When some of the people who went with him tried to mark the entrance so they could find it again, they could not. They searched until they were tired and gave up. Jeremiah heard about it and rebuked them. No man will know the location, he said, until the Lord will gather his nation and grant them mercy. Then the Lord will reveal the location, and the glory of the Lord will shine in a cloud, as it was in the days of Moses and Solomon.

This is the tradition behind the hidden Ark of the Covenant: not lost in battle, not destroyed by Babylon, but placed deliberately in a cave on the mountain of Moses by the prophet who knew that some things are not for exile. The Ark did not belong in Babylon. The Tent of Meeting was not a portable theology that could be assembled next to a foreign ziggurat. These were objects that existed in a specific relationship with a specific people in a specific land, and until that relationship could be restored, they needed to wait in the dark.

What Jeremiah gave the exiles instead was the scroll. The book. The written Torah, which requires no tent, no portable altar, no physical ark. The text that can travel in a person's heart across any border, that can be read by lamplight in a foreign house while golden idols shine in the street outside.

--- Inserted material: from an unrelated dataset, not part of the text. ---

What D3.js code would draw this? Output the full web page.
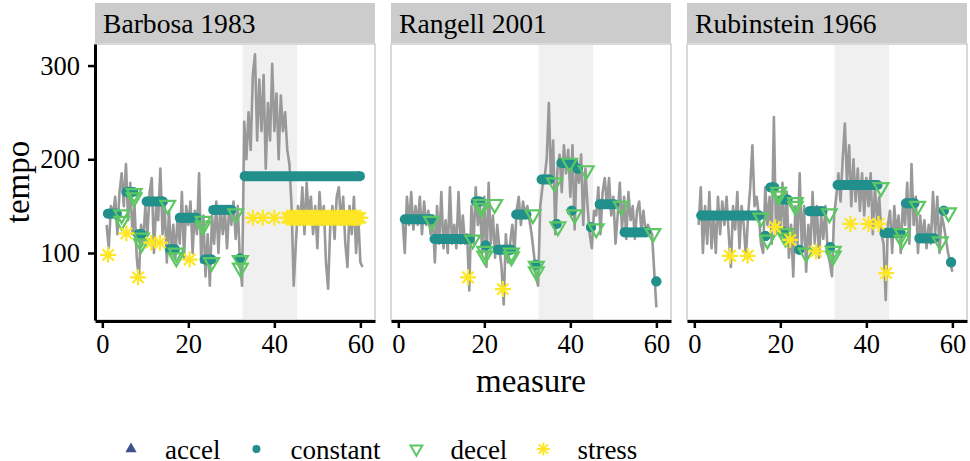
<!DOCTYPE html>
<html lang="en">
<head>
    <meta charset="UTF-8">
    <title>tempo</title>
    <script src="https://d3js.org/d3.v7.min.js"></script>
    <style>
        html, body {
            padding: 0;
            margin: 0;
            background: white;
        }
        svg text {
            font-family: "Liberation Serif", "Times New Roman", serif;
            fill: black;
        }
    </style>
</head>
<body>
<svg id="chart" width="970" height="461"></svg>
<script>
    // facets
    const performers = ["Barbosa 1983", "Rangell 2001", "Rubinstein 1966"];

    // gray tempo curve, one value every half measure from 1 to 60.5
    const sampleMeasures = d3.range(1, 61, 0.5);
    const tempoBarbosa = [
        130, 105, 150, 140, 160, 120, 165, 185, 150, 195,
        135, 175, 120, 150, 95, 72, 130, 110, 150, 120,
        165, 180, 100, 150, 135, 190, 120, 150, 90, 145,
        100, 130, 95, 140, 110, 165, 95, 150, 130, 155,
        100, 145, 120, 185, 90, 140, 75, 120, 65, 140,
        110, 155, 100, 150, 120, 145, 105, 150, 130, 155,
        115, 150, 90, 65, 240, 200, 250, 210, 290, 312,
        220, 285, 230, 290, 190, 260, 220, 302, 230, 270,
        200, 268, 230, 250, 210, 195, 150, 65, 110, 150,
        130, 170, 120, 175, 140, 160, 120, 150, 105, 165,
        130, 150, 90, 62, 130, 150, 115, 160, 170, 130,
        160, 110, 85, 150, 120, 160, 100, 140, 90, 85
    ];
    const tempoRangell = [
        135, 100, 160, 130, 165, 125, 150, 130, 160, 120,
        155, 130, 145, 120, 140, 90, 150, 110, 165, 105,
        135, 100, 170, 110, 130, 105, 165, 110, 140, 110,
        120, 60, 150, 110, 170, 130, 150, 100, 160, 85,
        175, 110, 140, 95, 130, 105, 85, 45, 120, 90,
        110, 130, 100, 145, 160, 130, 155, 140, 150, 135,
        120, 100, 75, 65, 150, 170, 180, 200, 260, 175,
        220, 120, 190, 205, 165, 215, 185, 210, 160, 215,
        125, 200, 175, 205, 130, 190, 150, 120, 105, 145,
        140, 170, 120, 165, 180, 150, 180, 140, 160, 110,
        140, 175, 125, 160, 115, 165, 135, 150, 115, 145,
        155, 125, 145, 120, 130, 125, 120, 80, 42, null
    ];
    const tempoRubinstein = [
        130, 170, 100, 150, 110, 165, 105, 140, 100, 160,
        120, 155, 130, 160, 120, 85, 150, 125, 165, 105,
        150, 130, 95, 140, 170, 215, 150, 160, 140, 110,
        100, 170, 130, 160, 110, 245, 120, 160, 125, 175,
        110, 165, 95, 130, 75, 150, 110, 185, 105, 150,
        80, 130, 105, 165, 110, 150, 95, 140, 115, 150,
        100, 90, 75, 140, 160, 185, 155, 200, 238, 175,
        215, 150, 200, 155, 190, 145, 185, 140, 180, 150,
        185, 120, 170, 135, 160, 120, 110, 50, 130, 145,
        100, 150, 120, 140, 100, 155, 130, 175, 110, 195,
        130, 160, 100, 140, 115, 135, 105, 130, 110, 165,
        120, 160, 100, 140, 130, 115, 100, 90, 80, null
    ];

    // constant-tempo runs: [first measure, last measure, tempo]
    const constantBarbosa = [
        [1.3, 3.4, 142], [5.6, 7.2, 165], [8.3, 9.2, 120], [10.3, 14.1, 155],
        [15.7, 16.9, 104], [18, 21.9, 137.5], [23.8, 25.4, 93], [25.8, 30, 146],
        [32, 32, 94], [33.1, 59.9, 182]
    ];
    const constantRangell = [
        [1.5, 7.7, 136], [8.4, 16.6, 115], [18, 19, 155], [20.3, 20.3, 108],
        [23.1, 26.3, 103.5], [27.4, 29.8, 141], [31.9, 31.9, 87.5], [33.3, 35.2, 178.5],
        [36.8, 36.8, 131], [37.9, 40.6, 196], [40.3, 40.3, 145], [41.7, 41.7, 190],
        [44.8, 44.8, 127.5], [46.8, 50.2, 152], [52.6, 57.6, 122], [60, 60, 69.6]
    ];
    const constantRubinstein = [
        [1.6, 15.1, 140], [16.5, 16.5, 118], [17.7, 18.6, 170], [20.5, 21.7, 157],
        [20.7, 20.7, 122], [24.4, 24.4, 103.5], [26.7, 29.8, 144.6], [31.6, 31.6, 106],
        [33.3, 42.6, 172.5], [44.2, 48, 121.4], [49.2, 51.2, 153], [52.3, 55.8, 115.6],
        [58, 58, 145], [59.7, 59.7, 90]
    ];

    // decel points: [measure, tempo]
    const decelBarbosa = [
        [4.5, 141], [4.5, 134], [7.4, 163.5], [7.4, 159], [9.1, 116], [9.1, 110],
        [15.2, 151], [17.2, 100], [17.2, 95], [23.4, 134], [23.4, 129], [25.4, 90],
        [31, 142], [32.1, 92], [32.1, 84]
    ];
    const decelRangell = [
        [7.7, 134], [17.3, 114], [19.3, 152], [19.3, 148], [22.4, 152], [20.1, 102],
        [20.1, 97], [26.3, 100], [26.3, 96], [31.3, 141], [32.1, 86], [32.1, 80],
        [36.3, 175], [37.1, 128], [39.8, 196], [41, 141], [43.7, 188], [46, 126],
        [51.8, 150], [59.2, 121]
    ];
    const decelRubinstein = [
        [15.5, 137.5], [17, 114], [19.6, 165], [19.6, 161], [23.5, 154], [23.5, 150],
        [21.2, 121], [21.2, 116], [26, 100], [31.4, 142], [32.3, 102], [32.3, 97],
        [43.4, 170], [48.3, 121], [48.3, 114], [51.9, 150], [57.2, 112], [59.1, 143]
    ];

    // stress points: [measure, tempo]
    const stressBarbosa = [
        [1.35, 98], [5.6, 121], [8.3, 74], [11.4, 111], [13.4, 111], [20.3, 93],
        [35, 137.5], [37.3, 137.5], [40, 137.5],
        [43, 137.5], [43.5, 137.5], [44, 137.5], [44.5, 137.5], [45, 137.5], [45.5, 137.5],
        [46, 137.5], [46.5, 137.5], [47, 137.5], [47.5, 137.5], [48, 137.5], [48.5, 137.5],
        [49, 137.5], [49.5, 137.5], [50, 137.5], [50.5, 137.5], [51, 137.5], [51.5, 137.5],
        [52, 137.5], [52.5, 137.5], [53, 137.5], [53.5, 137.5], [54, 137.5], [54.5, 137.5],
        [55, 137.5], [55.5, 137.5], [56, 137.5], [56.5, 137.5], [57, 137.5], [57.5, 137.5],
        [58, 137.5], [58.5, 137.5], [59, 137.5], [59.5, 137.5], [60, 137.5]
    ];
    const stressRangell = [[16.2, 74], [24.3, 61.5]];
    const stressRubinstein = [
        [8.3, 97], [12.4, 97], [18.8, 127.5], [22.3, 114], [28.3, 101.7],
        [36.3, 131], [40.5, 131], [42.8, 131], [44.6, 78.6]
    ];

    const highlightRange = [32.6, 45.3];
    const xTicks = [0, 20, 40, 60];
    const yTicks = [100, 200, 300];
    const legendLabels = ["accel", "constant", "decel", "stress"];
    const legendColors = ["#3B528B", "#21908C", "#5DC863", "#FDE725"];

    const panels = [
        {name: performers[0], tempo: tempoBarbosa, constant: constantBarbosa, decel: decelBarbosa, stress: stressBarbosa},
        {name: performers[1], tempo: tempoRangell, constant: constantRangell, decel: decelRangell, stress: stressRangell},
        {name: performers[2], tempo: tempoRubinstein, constant: constantRubinstein, decel: decelRubinstein, stress: stressRubinstein}
    ];

    // layout
    const panelLeft = [95, 391, 687];
    const panelW = 280;
    const stripTop = 3, panelTop = 44, panelBottom = 320;
    const fontTick = 26.5, fontTitle = 33;

    const svg = d3.select("#chart");

    const y = d3.scaleLinear().domain([28.5, 323]).range([panelBottom, panelTop]);

    // asterisk (ggplot shape 8)
    const star = r => {
        const d = r * Math.SQRT1_2;
        return `M${-r},0L${r},0M0,${-r}L0,${r}M${-d},${-d}L${d},${d}M${-d},${d}L${d},${-d}`;
    };
    const triangle = d3.symbol().type(d3.symbolTriangle);

    panels.forEach((p, i) => {
        const left = panelLeft[i];
        const x = d3.scaleLinear().domain([-1.7, 63.4]).range([left, left + panelW]);
        const g = svg.append("g");

        // strip
        g.append("rect")
            .attr("x", left).attr("y", stripTop)
            .attr("width", panelW).attr("height", panelTop - stripTop)
            .attr("fill", "#CCCCCC");
        g.append("text")
            .attr("x", left + 8).attr("y", 32.5)
            .style("font-size", "27.6px")
            .text(p.name);

        // panel background + highlighted section
        g.append("rect")
            .attr("x", left).attr("y", panelTop)
            .attr("width", panelW).attr("height", panelBottom - panelTop)
            .attr("fill", "white");
        g.append("rect")
            .attr("x", x(highlightRange[0])).attr("y", panelTop)
            .attr("width", x(highlightRange[1]) - x(highlightRange[0]))
            .attr("height", panelBottom - panelTop)
            .attr("fill", "#F0F0F0");

        // tempo curve
        const line = d3.line()
            .defined(d => d[1] != null)
            .x(d => x(d[0]))
            .y(d => y(d[1]));
        g.append("path")
            .datum(sampleMeasures.map((m, k) => [m, p.tempo[k]]))
            .attr("d", line)
            .attr("fill", "none")
            .attr("stroke", "#999999")
            .attr("stroke-width", 2.6)
            .attr("stroke-linejoin", "round");

        // constant runs
        const cg = g.append("g").attr("fill", legendColors[1]).attr("stroke", legendColors[1]);
        cg.selectAll("line")
            .data(p.constant)
            .join("line")
            .attr("x1", d => x(d[0])).attr("x2", d => x(d[1]))
            .attr("y1", d => y(d[2])).attr("y2", d => y(d[2]))
            .attr("stroke-width", 10);
        cg.selectAll("circle.a")
            .data(p.constant)
            .join("circle").attr("class", "a")
            .attr("cx", d => x(d[0])).attr("cy", d => y(d[2])).attr("r", 5)
            .attr("stroke", "none");
        cg.selectAll("circle.b")
            .data(p.constant)
            .join("circle").attr("class", "b")
            .attr("cx", d => x(d[1])).attr("cy", d => y(d[2])).attr("r", 5)
            .attr("stroke", "none");

        // decel
        g.append("g").selectAll("path")
            .data(p.decel)
            .join("path")
            .attr("d", triangle.size(95)())
            .attr("transform", d => `translate(${x(d[0])},${y(d[1])}) rotate(180)`)
            .attr("fill", "none")
            .attr("stroke", legendColors[2])
            .attr("stroke-width", 2.2);

        // stress
        g.append("g").selectAll("path")
            .data(p.stress)
            .join("path")
            .attr("d", star(8))
            .attr("transform", d => `translate(${x(d[0])},${y(d[1])})`)
            .attr("fill", "none")
            .attr("stroke", legendColors[3])
            .attr("stroke-width", 2.2);

        // panel border
        g.append("rect")
            .attr("x", left).attr("y", panelTop)
            .attr("width", panelW).attr("height", panelBottom - panelTop)
            .attr("fill", "none")
            .attr("stroke", "#D9D9D9")
            .attr("stroke-width", 2);

        // x axis
        const xa = g.append("g")
            .attr("transform", `translate(0,${panelBottom + 1})`)
            .call(d3.axisBottom(x).tickValues(xTicks).tickSize(7).tickSizeOuter(0).tickPadding(6));
        xa.select(".domain").attr("stroke", "black").attr("stroke-width", 3);
        xa.selectAll(".tick line").attr("stroke", "black").attr("stroke-width", 2.5);
        xa.selectAll(".tick text")
            .attr("fill", "black")
            .style("font-size", fontTick + "px")
            .style("font-family", '"Liberation Serif", "Times New Roman", serif');

        // y axis only on the first facet
        if (i === 0) {
            const ya = g.append("g")
                .attr("transform", `translate(${left},0)`)
                .call(d3.axisLeft(y).tickValues(yTicks).tickSize(7).tickSizeOuter(0).tickPadding(8));
            ya.select(".domain").attr("stroke", "black").attr("stroke-width", 3);
            ya.selectAll(".tick line").attr("stroke", "black").attr("stroke-width", 2.5);
            ya.selectAll(".tick text")
                .attr("fill", "black")
                .style("font-size", fontTick + "px")
                .style("font-family", '"Liberation Serif", "Times New Roman", serif');
        }
    });

    // axis titles
    svg.append("text")
        .attr("text-anchor", "middle")
        .attr("transform", `translate(28.5,${(panelTop + panelBottom) / 2}) rotate(-90)`)
        .style("font-size", fontTitle + "px")
        .text("tempo");
    svg.append("text")
        .attr("text-anchor", "middle")
        .attr("x", (panelLeft[0] + panelLeft[2] + panelW) / 2)
        .attr("y", 392)
        .style("font-size", fontTitle + "px")
        .text("measure");

    // legend
    const legendY = 449;
    let lx = 131;
    legendLabels.forEach((lab, k) => {
        const lg = svg.append("g");
        if (k === 0) {
            lg.append("path").attr("d", triangle.size(55)())
                .attr("transform", `translate(${lx},${legendY})`)
                .attr("fill", legendColors[0]);
        } else if (k === 1) {
            lg.append("circle").attr("cx", lx).attr("cy", legendY).attr("r", 4)
                .attr("fill", legendColors[1]);
        } else if (k === 2) {
            lg.append("path").attr("d", triangle.size(60)())
                .attr("transform", `translate(${lx},${legendY}) rotate(180)`)
                .attr("fill", "none").attr("stroke", legendColors[2]).attr("stroke-width", 2);
        } else {
            lg.append("path").attr("d", star(6.5))
                .attr("transform", `translate(${lx},${legendY})`)
                .attr("fill", "none").attr("stroke", legendColors[3]).attr("stroke-width", 2);
        }
        const t = lg.append("text")
            .attr("x", lx + 34).attr("y", 459)
            .style("font-size", "27px")
            .text(lab);
        lx = lx + 34 + t.node().getComputedTextLength() + 36;
    });
</script>
</body>
</html>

The rabbis who lived through the destruction of the Second Temple in 70 CE understood exactly what Jeremiah had done. They had no Temple either. The covenant that the Ark represented was the same covenant that the scroll carried - not diminished, not replaced, but held in a different vessel until the moment of return. Jeremiah had been through this once before. He had planned for it. He had hidden the physical ark on the mountain of Moses' death and handed the people a scroll, and that scroll was what kept them Jewish through seventy years of Babylonian exile. The cave is still closed. The scroll is still being read.